NOTA PÚBLICA: https://www.oab-sc.org.br/noticias/nota-publica/24385

A OAB/SC, através do Conselho Pleno e do Colégio de Presidentes de Subseções, no exercício de sua função institucional de defesa da ordem jurídica, do Estado Democrático de Direito e das garantias fundamentais, posiciona-se contrariamente à decisão liminar do STF que retira dos cidadãos brasileiros a legitimidade para propor impeachment de Ministros do Supremo Tribunal Federal, bem como, à deliberação do Congresso Nacional que, ao deliberar sobre a Lei de Diretrizes Orçamentárias, aumentou em R$ 160 milhões as despesas do Fundo Partidário e aprovou um gasto anual de 4,9 bilhões de reais.
A decisão liminar do STF — especialmente a restrição da legitimidade ativa e a elevação excessiva do quórum para o processamento das denúncias — representam inequívoca afronta à Constituição Federal, pois fragilizam os mecanismos de controle democrático, reduzem a efetividade do sistema de freios e contrapesos e desestabilizam o equilíbrio entre os Poderes da República estabelecido pelo texto constitucional, criando obstáculo desproporcional à responsabilização de autoridades, comprometendo a transparência, a fiscalização institucional e a própria soberania popular.
E o Congresso Nacional, ao extrapolar o exercício de sua competência constitucional, ampliou despesas partidárias custeadas pelo erário, em detrimento de necessários investimentos em saúde, educação e segurança, tão necessários em nosso país.

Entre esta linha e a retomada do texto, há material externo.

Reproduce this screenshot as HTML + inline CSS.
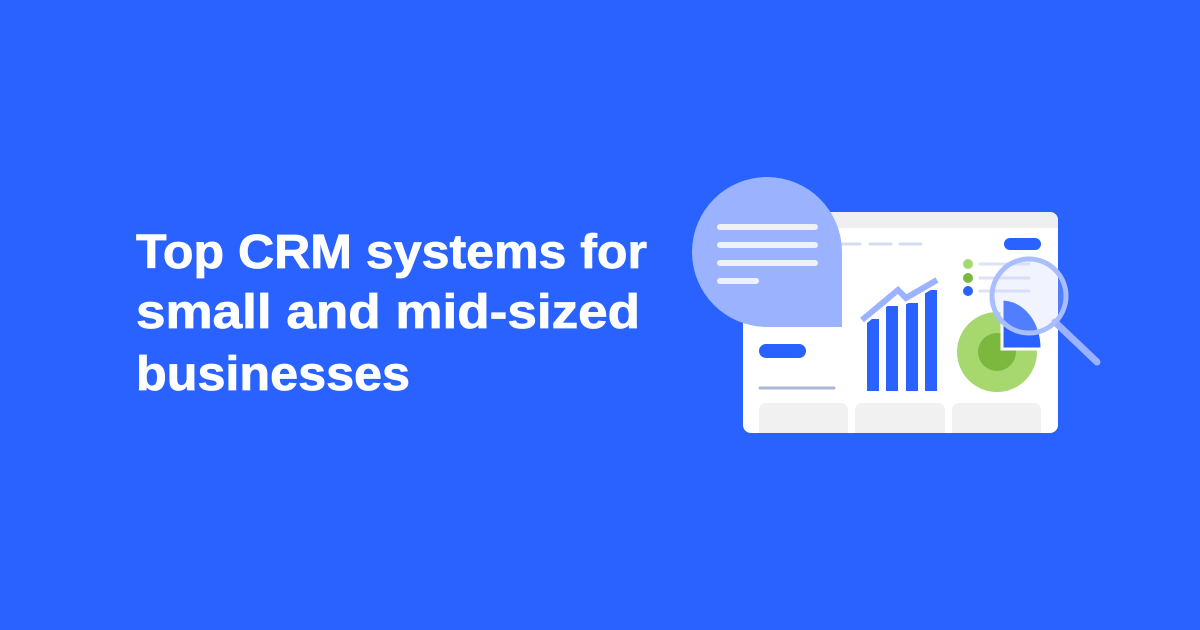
<!DOCTYPE html>
<html><head><style>
html,body{margin:0;padding:0;width:1200px;height:630px;overflow:hidden;background:#2962fe;}
</style></head><body>
<svg width="1200" height="630" viewBox="0 0 1200 630" xmlns="http://www.w3.org/2000/svg">
<rect width="1200" height="630" fill="#2962fe"/>
<g font-family="Liberation Sans, sans-serif" font-weight="bold" font-size="48" fill="#ffffff" stroke="#ffffff" stroke-width="0.8">
<text x="136" y="268" textLength="511" lengthAdjust="spacingAndGlyphs">Top CRM systems for</text>
<text x="136" y="328" textLength="504" lengthAdjust="spacingAndGlyphs">small and mid-sized</text>
<text x="136" y="390" textLength="274" lengthAdjust="spacingAndGlyphs">businesses</text>
</g>
<!-- card -->
<rect x="743" y="212" width="315" height="221" rx="8" fill="#ffffff"/>
<path d="M751 212 H1050 a8 8 0 0 1 8 8 V228 H743 V220 a8 8 0 0 1 8 -8z" fill="#efefef"/>
<g stroke="#d6dcf2" stroke-width="3" stroke-linecap="round">
<line x1="842" y1="244" x2="860" y2="244"/><line x1="870" y1="244" x2="891" y2="244"/><line x1="900" y1="244" x2="921" y2="244"/>
</g>
<rect x="1004" y="238" width="37" height="12" rx="6" fill="#2962fe"/>
<circle cx="968" cy="264" r="5" fill="#a6d86f"/>
<circle cx="968" cy="278" r="5" fill="#7cb83e"/>
<circle cx="968" cy="291" r="5" fill="#2962fe"/>
<g stroke="#dde2f6" stroke-width="3" stroke-linecap="round">
<line x1="980" y1="264" x2="1029" y2="264"/><line x1="980" y1="278" x2="1029" y2="278"/><line x1="980" y1="291" x2="1029" y2="291"/>
</g>
<g fill="#2962fe">
<rect x="867" y="319" width="12" height="72"/>
<rect x="886" y="306" width="12" height="85"/>
<rect x="906" y="303" width="12" height="88"/>
<rect x="925" y="290" width="12" height="101"/>
</g>
<polyline points="862,320 898,290 906,298 937,280" fill="none" stroke="#ffffff" stroke-width="11"/>
<polyline points="862,320 898,290 906,298 937,280" fill="none" stroke="#9bb3ff" stroke-width="6"/>
<circle cx="997" cy="352" r="40" fill="#a6d86f"/>
<circle cx="997" cy="352" r="19" fill="#7cb83e"/>
<path d="M1002 299 A40 49 0 0 1 1042 348 L1042 349 H1002 Z" fill="#2962fe" stroke="#fff" stroke-width="3"/>
<line x1="1055" y1="322" x2="1097" y2="362" stroke="#9bb3ff" stroke-width="7" stroke-linecap="round"/>
<circle cx="1029" cy="296" r="37" fill="rgba(200,212,255,0.25)" stroke="#a9bdff" stroke-width="5"/>
<rect x="759" y="344" width="47" height="14" rx="7" fill="#2962fe"/>
<line x1="760" y1="388" x2="834" y2="388" stroke="#a9b6d8" stroke-width="3" stroke-linecap="round"/>
<g fill="#f1f1f1">
<path d="M759 433 V410 a7 7 0 0 1 7 -7 H841 a7 7 0 0 1 7 7 V433Z"/>
<path d="M855 433 V410 a7 7 0 0 1 7 -7 H938 a7 7 0 0 1 7 7 V433Z"/>
<path d="M952 433 V410 a7 7 0 0 1 7 -7 H1034 a7 7 0 0 1 7 7 V433Z"/>
</g>
<path d="M842 252 A75 75 0 1 0 767 327 H842 Z" fill="#9bb3ff"/>
<g stroke="#eef1fb" stroke-width="6" stroke-linecap="round">
<line x1="720" y1="227" x2="815" y2="227"/>
<line x1="720" y1="245" x2="815" y2="245"/>
<line x1="720" y1="263" x2="815" y2="263"/>
<line x1="720" y1="281" x2="756" y2="281"/>
</g>
</svg>
</body></html>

Assim, a OAB catarinense acionará a Comissão Nacional de Estudos Constitucionais para a OAB ingressar com medidas judiciais contra a decisão do STF que restringe à PGR a formulação de denúncia em face aos ministros da Corte, bem como, contra o aumento do fundo eleitoral para R$ 4,9BI.
A OAB/SC reafirma seu compromisso histórico com a defesa intransigente da Constituição Federal e das instituições democráticas, repudiando qualquer proposta que restrinja direitos, a participação cidadã e os mecanismos constitucionais de controle, a comprometer a estrutura constitucional e os valores essenciais do Estado Democrático de Direito.